Après les X-Men et après Spider-man, avant Hulk et avant The Fantastic Four, voici Daredevil, « DD » pour les intimes, héros sans peur et sans reproche qui, à l’image de ses collègues, hante les nuits new-yorkaises et distribue des taloches aux méchants grâce à ses super-pouvoirs. Que ce surhomme soit déguisé en légume rouge n’est pas le plus vilain de ces défauts. Qu’il soit en tête d’affiche du plus mauvais film de super-héros de ces dernières années est davantage rédhibitoire. D’abord, au vu de ce film, et sans être particulièrement versé dans l’exégèse des comics Marvel, on peut raisonnablement supposer que ce personnage de BD n’est pas la créature la plus fascinante sortie du cerveau de Stan Lee, prolifique géniteur d’une horde de justiciers en cuir dans les années 60. Ensuite, le film lui-même, exécuté par un tâcheron sorti d’on ne sait où, est très bête et très moche.

Daredevil, pour aller vite, c’est d’abord un enfant, Matt, bouleversé de voir son père, boxeur déchu, compromis avec la pègre. Traumatisme. C’est ensuite un enfant accidenté, ayant reçu un demi-bidon d’une potion toxique en travers la poire, qui le fait basculer de l’autre côté du jour, dans les ténèbres -son futur royaume- puisqu’il reste aveugle. Traumatisme encore. C’est enfin une sorte de veinard, puisqu’il apprend à développer ses autres sens, jusqu’à posséder une acuité sensorielle hors du commun. Qui dit capacité au-dessus de la moyenne dit mission à accomplir (on ne renverra pas au Spider-man de Sam Raimi, que la moindre comparaison avec ce navet insulterait) : avocat dans le civil, Matt, faisant le constat de l’impuissance du droit à punir les méchants, devient, dès la nuit tombée, Matt la Menace, alias Daredevil, redresseur de torts en chef. Le film, à ce moment, remue les vieilles odeurs nauséabondes des polars hargneux et fachos des années 70 (la série des Justiciers avec Charles Bronson), avant de bifurquer, une fois cette pulsion ultra-réac’ soulagée, vers une initiation classique, grâce à l’amour, au respect du droit.

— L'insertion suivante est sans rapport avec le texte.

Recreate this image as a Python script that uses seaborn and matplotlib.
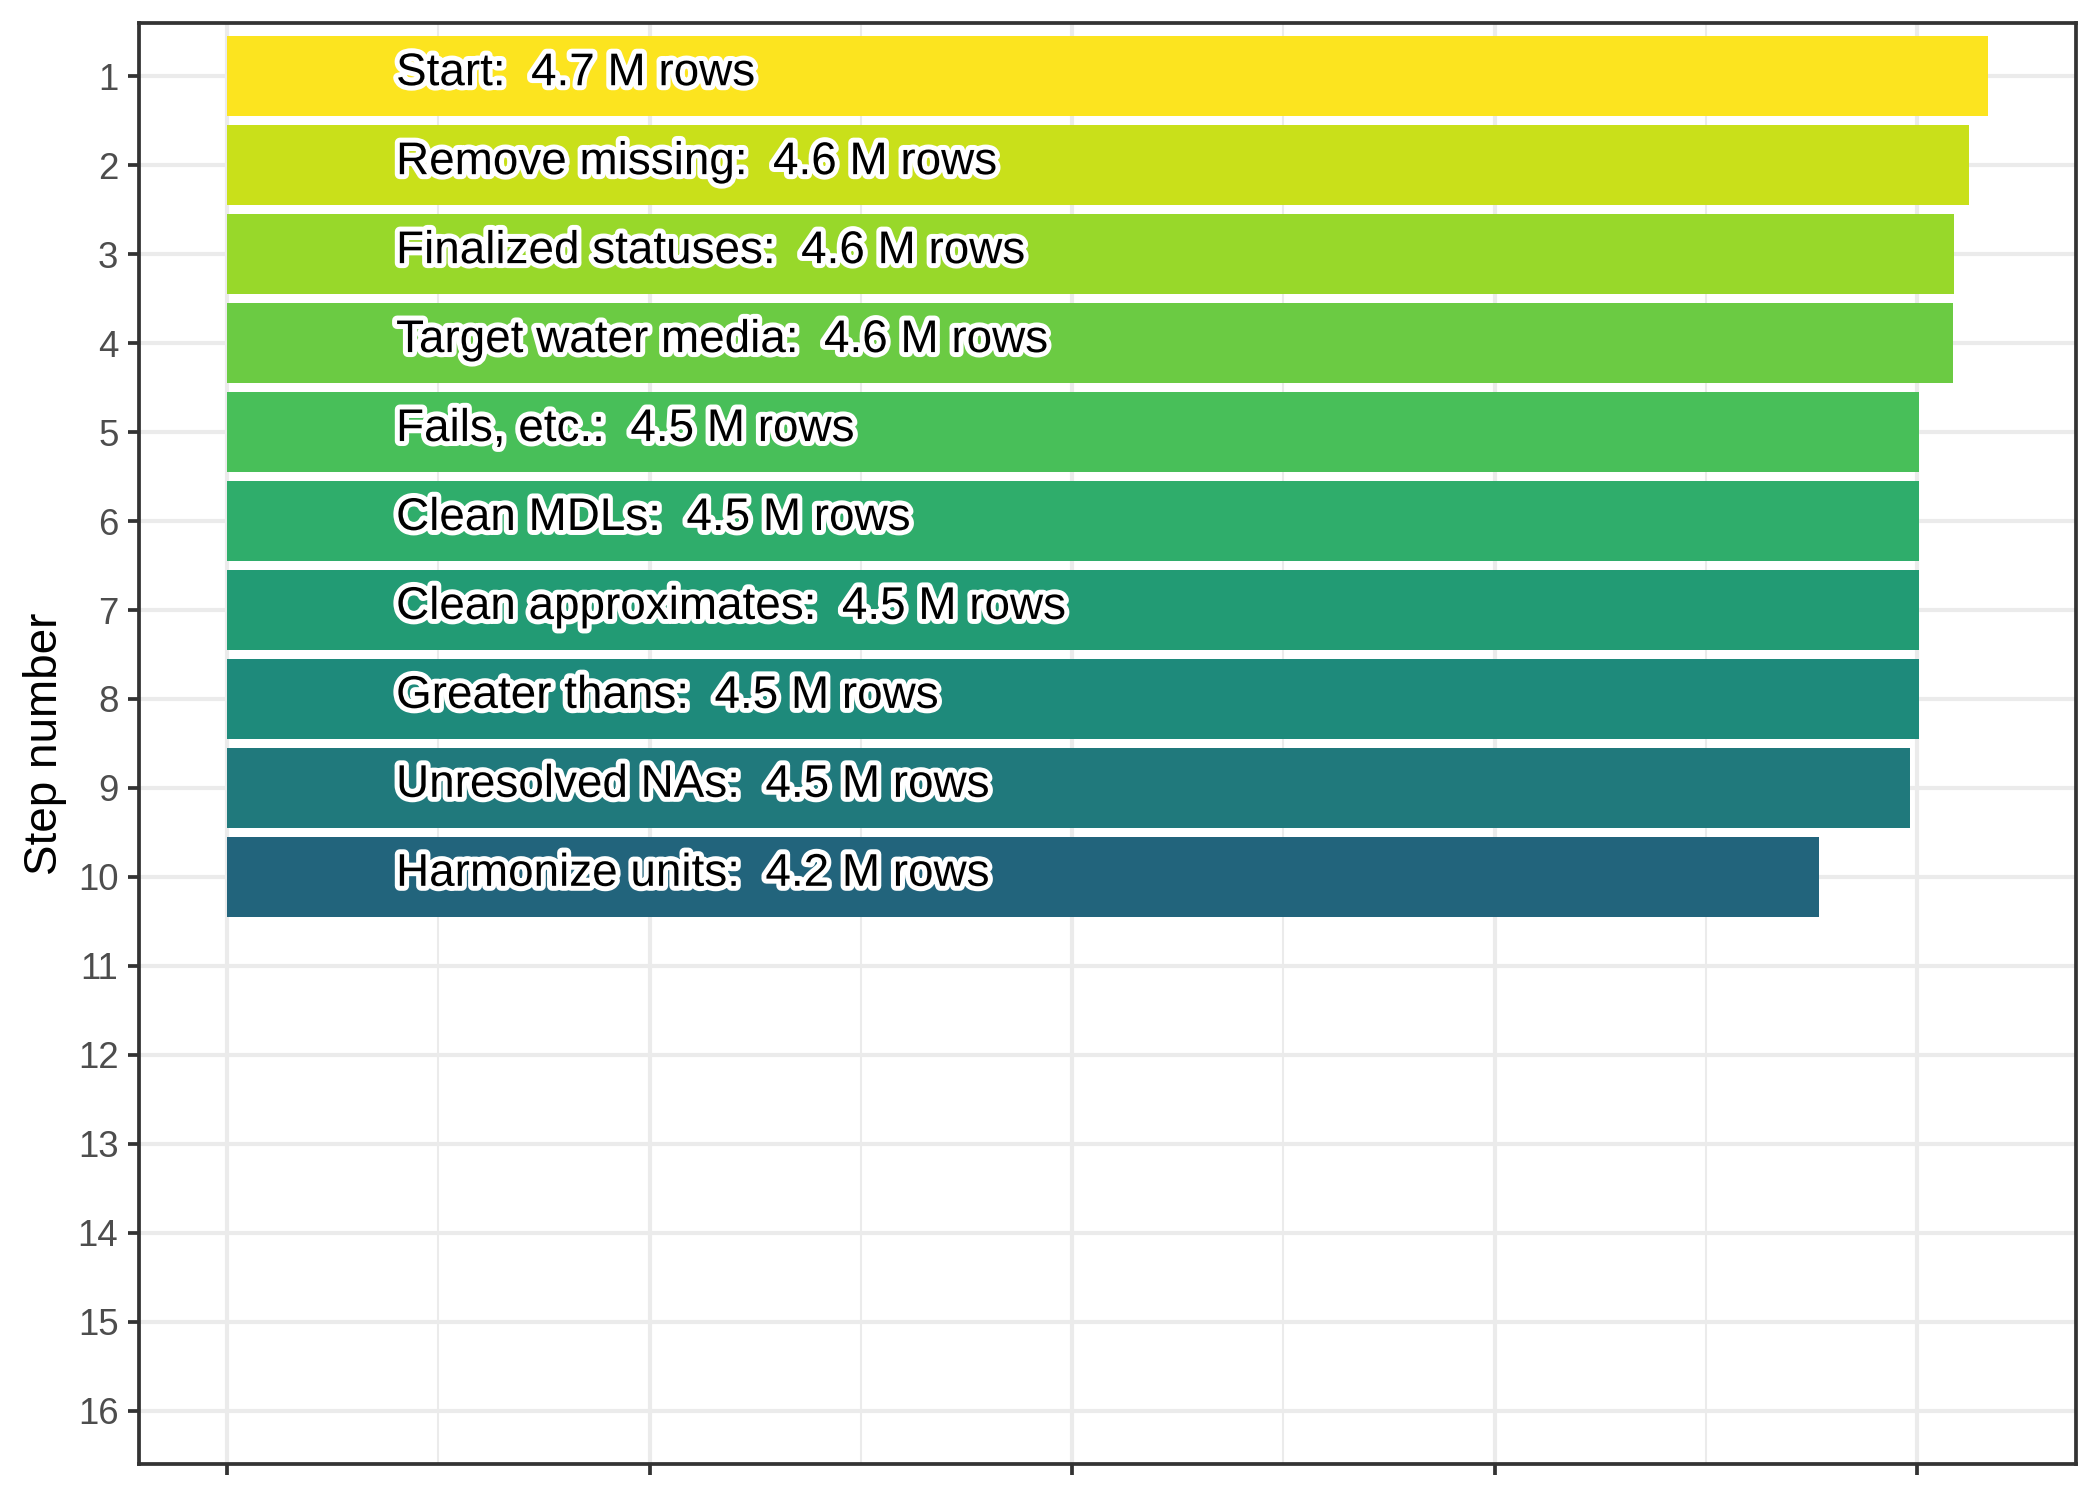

On n’ajoutera pas grand-chose à cela, sinon que la séquence d’action la plus spectaculaire reste la scène coucherie façon Feux de l’amour entre Matt et sa copine, avec corps en feu, peau de bête, et cheminée bien alimentée. Il y a tout de même une idée curieuse au coeur du film, une vraie question de cinéma, hélas manipulée avec des moignons et illustrée sans finesse : Matt est un héros aveugle, il ne distingue les choses que via une sorte de radar sensoriel dont la Providence l’a pourvu. Le film choisit de montrer ce qu’il « voit ». Au-delà de l’aspect sexiste de certaines scènes (juste avant la scène d’amour, DD reconstitue le visage de sa promise en écoutant les gouttes de pluie qui l’arrosent, comme pour vérifier qu’elle n’est pas moche), et malgré leur laideur (c’est la version hideuse des Aventures d’un homme invisible de Carpenter), cette idée mérite qu’on s’y arrête : un héros doit-il forcément tout voir ? Quelle est cette dictature du visible ? Que signifie ce volontarisme hollywoodien capable d’imposer, contre nature, la vision à un aveugle ? « J’étais aveugle et maintenant je vois » : Saint-Paul est-il devenu producteur à Hollywood ? Réponse, peut-être, dans Daredevil 2.